Knopf ends the book with explications of two of the last three films Buster Keaton appeared in The Railrodder and Film. For some reason, he excludes the posthumously released The Scribe (1966). The Railrodder, directed by Gerald Potterton, follows Buster’s exploits on a rail trip across Canada. Some have considered it a coda to The General (though its narrative is sketchier). Film, on the other hand, was written by Samuel Beckett, and directed by Alan Schneider. Knopf makes no bones about his preferences between the two: “Gerald Potterton gave Keaton much greater freedom to improvise and collaborate… than Alan Schneider allowed him…” (p. 135). Interestingly, Knopf reveals Keaton turned down the role of Lucky in Beckett’s Waiting for Godot (he does not elaborate, but one speculates if this was the celebrated 1956 Broadway production featuring E. G. Marshal as Vladimir and Bert Lahr as Estragon). Perhaps this factoid is mentioned as a hint of what lay behind Alan Schneider’s antipathy toward Keaton, which Knopf does not downplay. Or at the very least to rationalize Knopf’s own antipathy toward Schneider because of the latter’s attitude of dismissal regarding one of the great film comedians. But Schneider was far from the first person in show business who condescended toward or disdained Buster Keaton, and he may have only been relaying Beckett’s famously hardline attitude that the texts of his plays were written in stone.

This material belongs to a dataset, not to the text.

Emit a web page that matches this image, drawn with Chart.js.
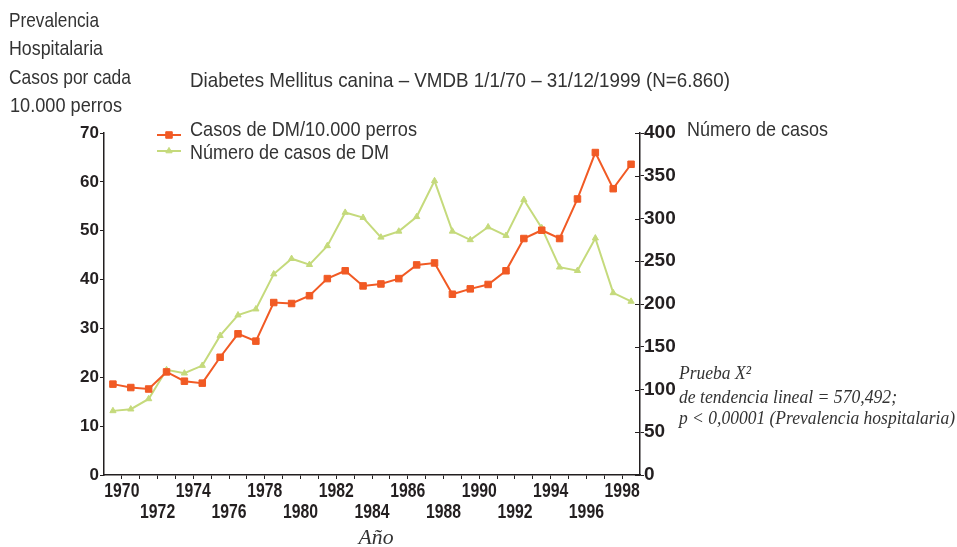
<!DOCTYPE html>
<html><head><meta charset="utf-8">
<script src="https://cdn.jsdelivr.net/npm/chart.js@4/dist/chart.umd.min.js"></script>
<style>html,body{margin:0;padding:0;background:#fff;}#wrap{width:957px;height:547px;}</style>
</head><body><div id="wrap"><canvas id="c" width="957" height="547"></canvas></div>
<script>
// ---- data ----
const years = [1970,1971,1972,1973,1974,1975,1976,1977,1978,1979,1980,1981,1982,1983,1984,1985,1986,1987,1988,1989,1990,1991,1992,1993,1994,1995,1996,1997,1998,1999];
const prevalence = [18.6,17.9,17.6,21.1,19.2,18.8,24.1,28.9,27.4,35.3,35.1,36.7,40.2,41.8,38.7,39.1,40.2,43.0,43.4,37.0,38.1,39.0,41.8,48.4,50.1,48.4,56.5,66.0,58.6,63.6];
const cases = [75,77,89,123,119,128,163,187,194,235,253,246,268,307,301,278,285,302,344,285,275,290,280,322,289,243,239,277,213,203];
const tickYears = years.slice(0, 29); // 1970 .. 1998 ticks
const seriesNames = ['Casos de DM/10.000 perros', 'Número de casos de DM'];

const ORANGE = '#f15a24';
const GREEN = '#c5da7c';
const AX = '#231f20';
const TXT = '#333333';
const SANS = "'Liberation Sans', Arial, sans-serif";
const SERIF = "'Liberation Serif', 'DejaVu Serif', serif";

// draw text at a given font size, horizontally scaled to a target width (or by a fixed factor)
function drawText(ctx, text, x, y, size, style, family, color, opts) {
  opts = opts || {};
  ctx.save();
  ctx.font = style + ' ' + size + 'px ' + family;
  let sx = opts.scaleX || 1;
  if (opts.width) sx = opts.width / ctx.measureText(text).width;
  ctx.fillStyle = color;
  ctx.textAlign = opts.align || 'left';
  ctx.textBaseline = 'alphabetic';
  ctx.translate(x, y);
  ctx.scale(sx, 1);
  ctx.fillText(text, 0, 0);
  ctx.restore();
}

const decor = {
  id: 'decor',
  afterDraw(chart) {
    const ctx = chart.ctx;
    ctx.save();
    // left axis title block
    drawText(ctx, 'Prevalencia', 9, 27, 21, 'normal', SANS, TXT, {width: 90});
    drawText(ctx, 'Hospitalaria', 9, 55, 21, 'normal', SANS, TXT, {width: 94});
    drawText(ctx, 'Casos por cada', 9, 84, 21, 'normal', SANS, TXT, {width: 122});
    drawText(ctx, '10.000 perros', 10, 112, 21, 'normal', SANS, TXT, {width: 112});
    // title
    drawText(ctx, 'Diabetes Mellitus canina – VMDB 1/1/70 – 31/12/1999 (N=6.860)', 190, 87, 21, 'normal', SANS, TXT, {width: 540});
    // right axis title
    drawText(ctx, 'Número de casos', 687, 136, 21, 'normal', SANS, TXT, {width: 141});
    // x axis title
    drawText(ctx, 'Año', 376, 544, 21, 'italic', SERIF, TXT, {width: 35, align: 'center'});
    // annotation
    drawText(ctx, 'Prueba X²', 679, 379, 19, 'italic', SERIF, TXT, {width: 72});
    drawText(ctx, 'de tendencia lineal = 570,492;', 679, 403, 19, 'italic', SERIF, TXT, {width: 218});
    drawText(ctx, 'p < 0,00001 (Prevalencia hospitalaria)', 679, 424, 19, 'italic', SERIF, TXT, {width: 276});

    // legend
    const rows = [{line: 135, text: 136, w: 227}, {line: 151, text: 159, w: 199}];
    chart.data.datasets.forEach((ds, i) => {
      const r = rows[i];
      ctx.strokeStyle = ds.borderColor;
      ctx.lineWidth = 2;
      ctx.beginPath(); ctx.moveTo(157, r.line); ctx.lineTo(181, r.line); ctx.stroke();
      ctx.fillStyle = ds.pointBackgroundColor;
      ctx.strokeStyle = ds.pointBorderColor;
      ctx.lineWidth = 1;
      Chart.helpers.drawPoint(ctx, {pointStyle: ds.pointStyle, radius: ds.pointRadius, rotation: 0, borderWidth: 1}, 169, r.line);
      drawText(ctx, ds.label, 190, r.text, 21, 'normal', SANS, TXT, {width: r.w});
    });

    // x tick labels (condensed bold), at the scale's own tick pixels
    const xs = chart.scales.x;
    xs.ticks.forEach((t, i) => {
      const lab = t.label;
      if (!lab || lab === '') return;
      const two = Array.isArray(lab);
      const txt = two ? lab[lab.length - 1] : lab;
      drawText(ctx, txt, xs.getPixelForTick(i), two ? 518 : 497, 20.5, 'bold', SANS, AX, {scaleX: 0.77, align: 'center'});
    });

    // inward tick marks of right axis
    const s = chart.scales.y1;
    ctx.strokeStyle = AX; ctx.lineWidth = 1;
    s.ticks.forEach((t, i) => {
      const py = Math.round(s.getPixelForTick(i)) + 0.5;
      ctx.beginPath(); ctx.moveTo(s.left - 5, py); ctx.lineTo(s.left, py); ctx.stroke();
    });
    ctx.restore();
  }
};

new Chart(document.getElementById('c'), {
  type: 'line',
  data: {
    datasets: [
      {
        label: seriesNames[0],
        data: years.map((yr, i) => ({x: yr, y: prevalence[i]})),
        yAxisID: 'y',
        borderColor: ORANGE, backgroundColor: ORANGE,
        pointBackgroundColor: ORANGE, pointBorderColor: ORANGE,
        pointStyle: 'rect', pointRadius: 4.6, pointBorderWidth: 1,
        borderWidth: 2, tension: 0, fill: false
      },
      {
        label: seriesNames[1],
        data: years.map((yr, i) => ({x: yr, y: cases[i]})),
        yAxisID: 'y1',
        borderColor: GREEN, backgroundColor: GREEN,
        pointBackgroundColor: GREEN, pointBorderColor: GREEN,
        pointStyle: 'triangle', pointRadius: 3.6, pointBorderWidth: 1,
        borderWidth: 2, tension: 0, fill: false
      }
    ]
  },
  options: {
    responsive: false,
    animation: false,
    devicePixelRatio: 1,
    layout: {padding: {top: 133, left: 0, right: 0, bottom: 0}},
    plugins: {legend: {display: false}, tooltip: {enabled: false}},
    scales: {
      x: {
        type: 'linear', min: 1969.5, max: 1999.5,
        afterBuildTicks: s => { s.ticks = tickYears.map(yr => ({value: yr + 0.5})); },
        afterFit: s => { s.height = 72; },
        ticks: {
          autoSkip: false, maxRotation: 0, minRotation: 0, padding: 1,
          font: {family: SANS, size: 19, weight: 'bold'}, color: 'rgba(0,0,0,0)',
          callback: v => {
            const yr = Math.floor(v);
            if (yr % 2) return '';
            return (yr % 4 === 2) ? String(yr) : ['', String(yr)];
          }
        },
        grid: {drawOnChartArea: false, tickLength: 4, color: AX, lineWidth: 1},
        border: {display: true, color: AX, width: 1.5}
      },
      y: {
        position: 'left', min: 0, max: 70,
        afterFit: s => { s.width = 104; },
        ticks: {stepSize: 10, padding: 1, font: {family: SANS, size: 17, weight: 'bold'}, color: AX},
        grid: {drawOnChartArea: false, tickLength: 4, color: AX, lineWidth: 1},
        border: {display: true, color: AX, width: 1.5}
      },
      y1: {
        position: 'right', min: 0, max: 400,
        afterFit: s => { s.width = 317; },
        ticks: {stepSize: 50, padding: 0, font: {family: SANS, size: 19, weight: 'bold'}, color: AX},
        grid: {drawOnChartArea: false, tickLength: 4, color: AX, lineWidth: 1},
        border: {display: true, color: AX, width: 1.5}
      }
    }
  },
  plugins: [decor]
});
</script>
</body></html>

Knopf ends the book in a lovely, but all too brief, way with quick descriptions of the work of two men whom he believes are Buster Keaton’s true artistic descendants: the “new vaudevillian” Bill Irwin and the comic martial arts action hero Jackie Chan. For both men physicality lay at the heart of their gags, Irwin on stage and Chan in film (thus representing both sides of Keaton’s professional persona). Not only their styles of comic delivery, but also their senses of space reflect Keaton’s as well. But this book was published at the end of the last century, and one wonders who the main torch-bearers of Buster Keaton’s legacy are these days.